The new Burke–Tarr Stadium was erected within nine months of the original's demolition, and was dedicated on October 22, 2005 during Homecoming festivities as the Eagles defeated Lenoir–Rhyne, 33-6. The facility's main stands consist primarily of steel and aluminum, as concrete prices at the time of construction made it impossible to afford a concrete structure. The metal design allowed for four additional entrances to the main stands via stairwells from the ground level, in addition to the entrances on either end of the stadium. The stands contain press box supported by two steel and brick columns, leaving a great deal of space underneath for concessions stands, merchandise booths, and restroom facilities.

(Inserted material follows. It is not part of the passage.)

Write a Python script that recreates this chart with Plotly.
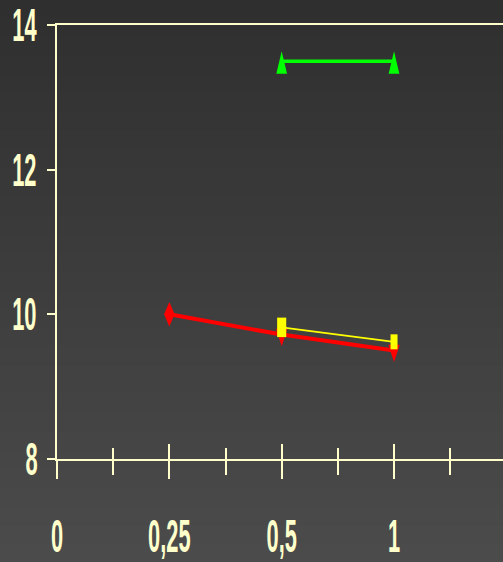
import plotly.graph_objects as go

# Category positions along the x axis and their labels
categories = ["0", "0,25", "0,5", "1"]
cat_pos = [0, 1, 2, 3]

# Series values
red_x = ["0,25", "0,5", "1"]
red_y = [10.0, 9.72, 9.5]
red_symbols = ["diamond", "triangle-down", "triangle-down"]

yellow_x = ["0,5", "1"]
yellow_y = [9.82, 9.62]

green_x = ["0,5", "1"]
green_y = [13.5, 13.5]

y_ticks = [8, 10, 12, 14]

AXIS = "#ffffcc"
FONT = "Liberation Sans, Arial, sans-serif"

pos = dict(zip(categories, cat_pos))

fig = go.Figure()

fig.add_trace(go.Scatter(
    x=[pos[c] for c in red_x], y=red_y, mode="lines+markers",
    line=dict(color="#ff0000", width=4),
    marker=dict(symbol=red_symbols, size=[13, 16, 16], color="#ff0000",
                opacity=1, line=dict(width=0)),
    showlegend=False, hoverinfo="skip",
))
fig.add_trace(go.Scatter(
    x=[pos[c] for c in yellow_x], y=yellow_y, mode="lines+markers",
    line=dict(color="#ffff00", width=1.8),
    marker=dict(symbol="square", size=[13, 10], color="#ffff00",
                opacity=1, line=dict(width=0)),
    showlegend=False, hoverinfo="skip",
))
fig.add_trace(go.Scatter(
    x=[pos[c] for c in green_x], y=green_y, mode="lines+markers",
    line=dict(color="#00ff00", width=3.5),
    marker=dict(symbol="triangle-up", size=15, color="#00ff00",
                opacity=1, line=dict(width=0)),
    showlegend=False, hoverinfo="skip",
))
# empty trace that carries the inner half of the crossing x ticks
fig.add_trace(go.Scatter(x=[None], y=[None], xaxis="x2", yaxis="y",
                         showlegend=False, hoverinfo="skip"))

# vertical background gradient built from thin bands
bands = 60
top_rgb = (0x2f, 0x2f, 0x2f)
bot_rgb = (0x4b, 0x4b, 0x4b)
y_top, y_bot = 1.06, -0.24
shapes = []
for i in range(bands):
    t = i / (bands - 1)
    c = tuple(round(top_rgb[k] + (bot_rgb[k] - top_rgb[k]) * t) for k in range(3))
    y0 = y_top - (y_top - y_bot) * i / bands
    y1 = y_top - (y_top - y_bot) * (i + 1) / bands
    shapes.append(dict(type="rect", xref="paper", yref="paper",
                       x0=-0.2, x1=1.1, y0=y1 - 0.002, y1=y0 + 0.002,
                       fillcolor="rgb(%d,%d,%d)" % c, line=dict(width=0),
                       layer="below"))

x_range = [0, 3.97]
minor_vals = [0.5, 1.5, 2.5, 3.5]

fig.update_layout(
    width=503, height=562,
    margin=dict(l=57, r=0, t=25, b=103),
    paper_bgcolor="#3d3d3d",
    plot_bgcolor="rgba(0,0,0,0)",
    shapes=shapes,
    xaxis=dict(
        range=x_range, tickmode="array", tickvals=cat_pos, ticktext=categories,
        showgrid=False, zeroline=False, automargin=False,
        showline=True, linecolor=AXIS, linewidth=2, mirror=True,
        ticks="outside", ticklen=18, tickwidth=1.5, tickcolor=AXIS,
        minor=dict(tickmode="array", tickvals=minor_vals,
                   ticks="outside", ticklen=14, tickwidth=1.5, tickcolor=AXIS),
        tickfont=dict(family=FONT, size=26, color=AXIS, weight="bold"),
        ticklabelstandoff=35,
    ),
    xaxis2=dict(
        range=x_range, overlaying="x", anchor="y", matches="x",
        tickmode="array", tickvals=cat_pos, showticklabels=False,
        showgrid=False, zeroline=False, showline=False,
        ticks="inside", ticklen=15, tickwidth=1.5, tickcolor=AXIS,
        minor=dict(tickmode="array", tickvals=minor_vals,
                   ticks="inside", ticklen=11, tickwidth=1.5, tickcolor=AXIS),
    ),
    yaxis=dict(
        range=[8, 14], tickmode="array", tickvals=y_ticks,
        showgrid=False, zeroline=False, automargin=False,
        showline=True, linecolor=AXIS, linewidth=2,
        ticks="outside", ticklen=8, tickwidth=2, tickcolor=AXIS,
        tickfont=dict(family=FONT, size=26, color=AXIS, weight="bold"),
        ticklabelstandoff=3,
    ),
)

# Narrow, tall lettering and markers: stretch each tick label about its own
# centre and each marker about its own anchor once the plot is drawn.
post_js = """
var gd = document.getElementById('{plot_id}');
var TEXT_SCALE = [0.84, 1.78];
var MARKER_SCALE = [[0.62, 1.45, 0], [0.7, 1.5, 0], [0.62, 2.0, 5]];
gd.querySelectorAll('.xtick text, .ytick text').forEach(function (t) {
  var b = t.getBBox();
  var cx = b.x + b.width / 2, cy = b.y + b.height / 2;
  var base = t.getAttribute('transform') || '';
  t.setAttribute('transform', base + ' translate(' + cx + ',' + cy + ') scale(' +
    TEXT_SCALE[0] + ',' + TEXT_SCALE[1] + ') translate(' + (-cx) + ',' + (-cy) + ')');
});
gd.querySelectorAll('.scatterlayer .trace').forEach(function (tr, i) {
  var s = MARKER_SCALE[i];
  if (!s) return;
  tr.querySelectorAll('path.point').forEach(function (p) {
    var base = p.getAttribute('transform') || '';
    p.setAttribute('transform', base + ' translate(0,' + s[2] + ') scale(' + s[0] + ',' + s[1] + ')');
  });
});
"""

fig.write_html("out.html", post_script=post_js)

Although the new stadium incorporated the visiting side bleachers from the original stadium (erected much later on in the facility's life) a late donation by a local businessman enabled the college to replace the Bermuda grass field with FieldTurf, a modern artificial surface that is largely similar to grass. The playing field was named for legendary C-N football coach Roy Harmon. The full stadium name is Roy Harmon field at Burke–Tarr Stadium.

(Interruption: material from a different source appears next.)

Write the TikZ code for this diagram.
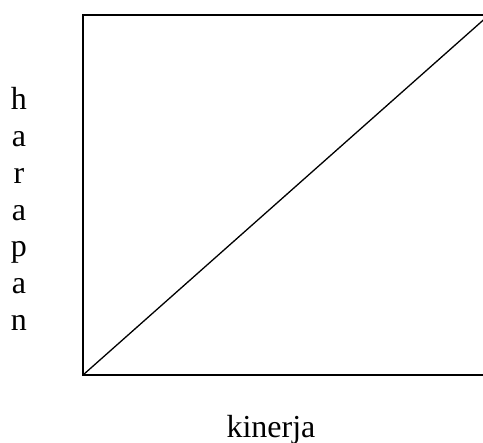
\documentclass[tikz,border=0pt]{standalone}
\usepackage{fontspec}
\setmainfont{Liberation Serif}
\usetikzlibrary{positioning}

\begin{document}
\begin{tikzpicture}[
  x=1pt, y=-1pt,
  every node/.style={font=\fontsize{32}{38}\selectfont, inner sep=0pt},
  frame/.style={line width=1.9pt},
  axislbl/.style={anchor=base},
]
  \useasboundingbox (0,0) rectangle (483,443);

  % plot area
  \coordinate (lo) at (83,375);
  \coordinate (hi) at (489,15);
  \draw[frame] (lo) rectangle (hi);
  \draw[line width=1.3pt] (lo) -- (hi);

  % vertical axis label, one letter per line
  \foreach \ch [count=\i from 0] in {h,a,r,a,p,a,n}
    \node[axislbl] (v\i) at (19,110+36.7*\i) {\ch};

  % horizontal axis label
  \node[axislbl] (kin) at (271,438) {kinerja};
\end{tikzpicture}
\end{document}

Due to the proximity of the Carson-Newman baseball complex, a nearby road, and the space needed for the operations center, the stadium was unable to hold a regulation track, so none was installed. In July 2006, construction began on the football operations center, as well as the completion of the brick fencing in the North end zone and around the visiting side's bleachers. The operations facility was completed in time for the 2008 season, though there is no word on the indoor practice facility funding.

The Eagles completed the 2006 season with an 8-3 record, and ran their record at the new Burke–Tarr Stadium to 7-0. In the 2007 season, the Eagles extended their winning streak at the new stadium to ten games, but suffered their first loss on October 13, 2007 against Catawba College, 55-49. The 2008 season saw the Eagles drop a non-conference home game to the University of North Alabama 20-13 on September 4. Their record at the new stadium now stands at 15-2.

==Eagles' success==
From 1967 to 2004, the Eagles compiled a 192-37-2 record at the original stadium, which hosted three of the team's five NAIA National Football Championship victories in 1986, 1988, and 1989. After the team moved to NCAA Division II in the early 1990s, the team ran off a home winning streak that stretched from a 62-31 loss to New Haven in 1993, to a 38-28 loss to conference foe Presbyterian on October 6, 2001, a span of 36 regular season games; Northern Colorado defeated the Eagles, 30-29, in a Division II semi-final game in 1997. Since that loss, the Eagles have run off another 22-game home winning streak, discounting a 2005 loss at Jefferson County High School, including two playoff games against Fayetteville State. Since moving up in classification, the Eagles are 63-2 at Burke–Tarr Stadium.

Much of the success at the stadium has come under the coaching era of Ken Sparks, who ranks fourth in most wins among active NCAA coaches.